Use-define chain

From Wikipedia, the free encyclopedia

A Use-Definition Chain (UD Chain) is a data structure that consists of a use, U, of a variable and all the definitions, D, of that variable that can reach that use without any other intervening definitions. A definition can have many forms, but is generally taken to mean the assignment of some value to a variable (which is different from the use of the term that refers to the language construct involving a data type and allocating storage).

A counterpart of a UD Chain is a Definition-Use Chain (DU Chain), which consists of a definition, D, of a variable and all the uses, U, reachable from that definition without any other intervening definitions.

Both UD and DU chains are created by using a form of static code analysis known as data flow analysis. Knowing the use-def and def-use chains for a program or subprogram is a prerequisite for many compiler optimizations, including constant propagation and common subexpression elimination.

Contents

[edit] Purpose

Making the use-define or define-use chains is a step in liveness analysis, so that logical representations of all the variables can be identified and tracked through the code.

Consider the following snippet of code:

int x = 0;    /* A */
x = x + y;    /* B */
/* 1, some uses of x */
x = 35;       /* C */
/* 2, some more uses of x */

Notice that x is assigned a value at three points (marked A, B, and C). However, at the point marked "1", the use-def chain for x should indicate that its current value must have come from line B (and its value at line B must have come from line A). Contrariwise, at the point marked "2", the use-def chain for x indicates that its current value must have come from line C. Since the value of the x in block 2 does not depend on any definitions in block 1 or earlier, x might as well be a different variable there; practically speaking, it is a different variable — call it x2.

int x = 0;    /* A */
x = x + y;    /* B */
/* 1, some uses of x */
int x2 = 35;  /* C */
/* 2, some uses of x2 */

The process of splitting x into two separate variables is called live range splitting.

[edit] Setup

The list of statements determines a strong order among statements.

  • Statements are labeled using the following conventions: s(i), where i is an integer in [1,n]; and n is the number of statements in the basic block
  • Variables are identified in italic (e.g., v,u and t)
  • Every variable is assumed to have a definition in the context or scope. (In static single assignment form, use-define chains are explicit because each chain contains a single element.)

For a variable, such as v, its declaration is identified as V (italic capital letter), and for short, its declaration is identified as s(0). In general, a declaration of a variable can be in an outer scope (e.g., a global variable).

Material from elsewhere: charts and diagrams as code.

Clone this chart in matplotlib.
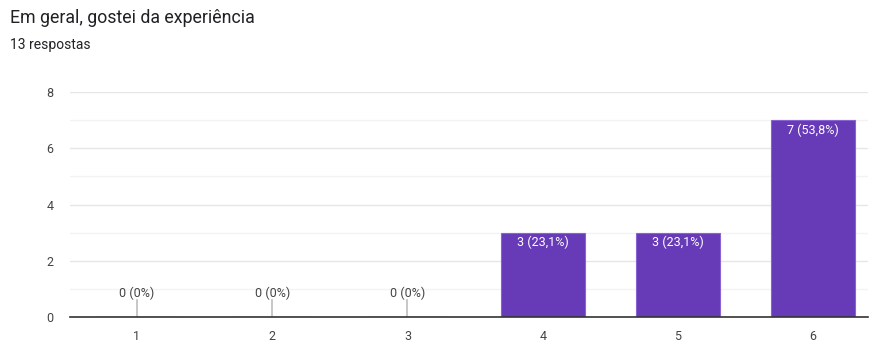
import matplotlib
matplotlib.use("Agg")
import matplotlib.pyplot as plt

categories = [1, 2, 3, 4, 5, 6]
counts = [0, 0, 0, 3, 3, 7]
labels = ["0 (0%)", "0 (0%)", "0 (0%)", "3 (23,1%)", "3 (23,1%)", "7 (53,8%)"]
title = "Em geral, gostei da experiência"
subtitle = "13 respostas"

plt.rcParams['font.family'] = ['Roboto', 'DejaVu Sans']

fig = plt.figure(figsize=(8.71, 3.42), dpi=100)
ax = fig.add_axes([70 / 871, 1 - 317 / 342, 798 / 871, 225 / 342])

bar_color = "#673ab7"
width = 0.62
ax.bar(categories, counts, width=width, color=bar_color, zorder=3,
       edgecolor="#8a63d2", linewidth=0.8)

for x, c, lab in zip(categories, counts, labels):
    if c == 0:
        ax.plot([x, x], [0, 0.6], color="#bdbdbd", lw=1.2, zorder=2)
        ax.text(x, 0.6, lab, ha="center", va="bottom", fontsize=9,
                color="#444444", zorder=4)
    else:
        ax.text(x, c - 0.12, lab, ha="center", va="top", fontsize=9,
                color="white", zorder=4)

ax.set_xlim(0.505, 6.405)
ax.set_ylim(0, 8)
ax.set_yticks([0, 2, 4, 6, 8])
ax.set_yticks([1, 3, 5, 7], minor=True)
ax.set_xticks(categories)
ax.grid(axis="y", which="major", color="#e6e6e6", lw=1, zorder=0)
ax.grid(axis="y", which="minor", color="#f3f3f3", lw=1, zorder=0)
ax.tick_params(axis="both", which="both", length=0, labelsize=9,
               labelcolor="#444444")
ax.tick_params(axis="y", pad=12)
ax.tick_params(axis="x", pad=9)
for s in ["top", "right", "left"]:
    ax.spines[s].set_visible(False)
ax.spines["bottom"].set_color("#333333")
ax.spines["bottom"].set_linewidth(1.2)
ax.spines["bottom"].set_zorder(5)

fig.text(10 / 871, 1 - 18 / 342, title, fontsize=12.8, color="#202124",
         va="center", ha="left")
fig.text(10 / 871, 1 - 45 / 342, subtitle, fontsize=10, color="#202124",
         va="center", ha="left")

fig.savefig("out.png", dpi=100)
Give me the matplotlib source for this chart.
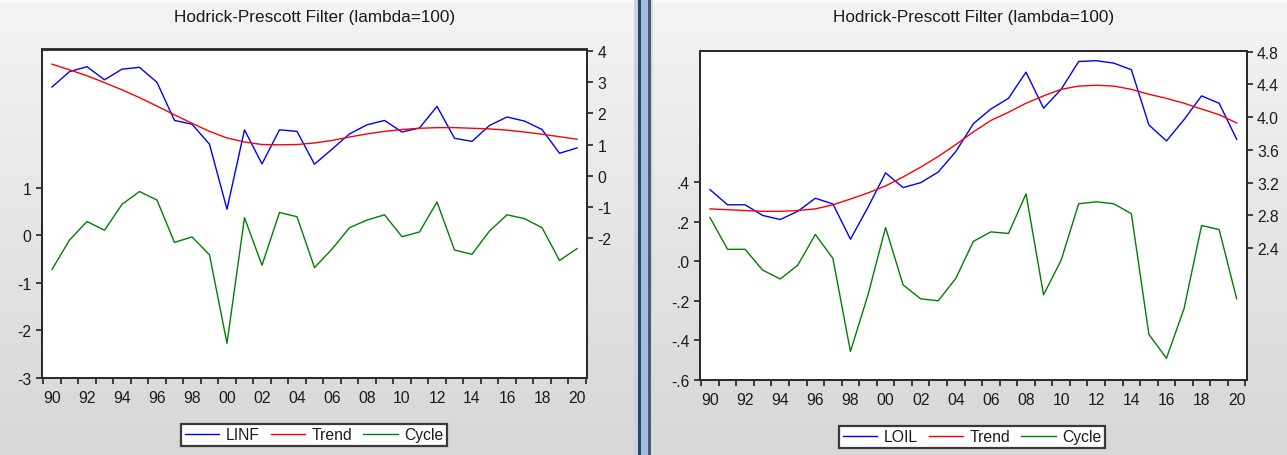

[edit] Definition of a Variable

When a variable, v, is on the LHS of an assignment statement, such as s(j), then s(j) is a definition of v. Every variable (v) has at least one definition by its declaration (V) (or initialization).

[edit] Use of a Variable

If variable, v, is on the RHS of statement s(j), there is a statement, s(i) with i < j and min(j-i), that it is a definition of v and it has a use at s(j) (or, in short, when a variable, v, is on the RHS of a statement s(j), then v has a use at statement s(j)).

[edit] Execution

Consider the sequential execution of the list of statements, s(i), and what can now be observed as the computation at statement, j:

  • A definition at statement s(i) with i < j is alive at j, if it has a use at a statement s(k) with k ≥ j. The set of alive definitions is defined at statement i as A(i) and the number of alive definitions is denoted as |A(i)|. (A(i) is a simple but powerful concept: theoretical and practical results in space complexity theory, access complexity (I/O complexity), register allocation and cache locality exploitation are based on A(i).)
  • A definition at statement s(i) kills all previous definitions (s(k) with k < i) for the same variables.

[edit] Method of building a use-def (or ud) chain

  1. Set definitions in statement s(0)
  2. For each i in [1,n], find live definitions that have use in statement s(i)
  3. Make a link among definitions and uses
  4. Set the statement s(i), as definition statement
  5. Kill previous definitions

With this algorithm, two things are accomplished:

  1. A directed acyclic graph (DAG) is created on the variable uses and definitions. The DAG specifies a data dependency among assignment statements, as well as a partial order (therefore parallelism among statements).
  2. When statement s(i) is reached, there is a list of live variable assignments. If only one assignment is live, for example, constant propagation might be used.